In the real world, empirically-based economists know this is ridiculous. In the third quarter of 2010, for example, the Congressional Budget Office estimated that the stimulus bill “increased the number of people employed by between 1.4 million and 3.6 million.” This was typical of CBO reporting of the impact the stimulus had, but the totality of policy responses was much broader than that, and a new report from the Center on Budget and Policy Priorities by economists Alan Binder of Princeton and Mark Zandi of Moody Analytics updates their earlier work in 2010 to first provide a comprehensive overview and then draw lessons for the future.
The article goes on to be a good discussion of how we got out of the Great Recession and how the three major tools -- TARP, the ARA stimulus act, and the Fed's quantitative easing programs -- worked together to save our economic bacon. A major message is that we can use a number of tools, including clean-energy spending and other forms of fiscal and monetary moves, to get out of the inevitable next crisis.

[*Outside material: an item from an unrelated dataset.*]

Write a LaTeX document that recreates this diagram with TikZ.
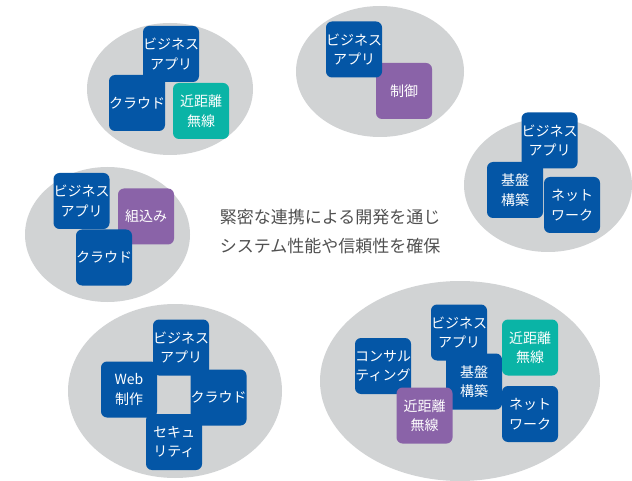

None of these economic remedies are favored in the slightest by any of the GOP candidates, which is why Rosenberg's article is called, "Paul Krugman has taught them nothing: Republicans would tank the economy again, given the chance."


No! My tax cuts are totally bigger than yours!

 Yes, there is a stark divide even as some progressives say there's not a dime's worth of difference between the parties. Republicans want to hand yet more money to the rich to trickle down; the Democrats want to give more money to the middle and lower classes, paying for it with tax increases on the wealthy. There's also laissez-faire policies driving the GOP -- free markets will fix recessions! -- with Keynesian stimulus and activist monetary policy preferred by Democrats.

Obama, who was more centrist that most Democrats care to admit, nonetheless went with policies that got us out of the economic ditch. No amount of GOP clown-car blathering will be able to erase that reality. And Americans -- a growing number of them -- believe it.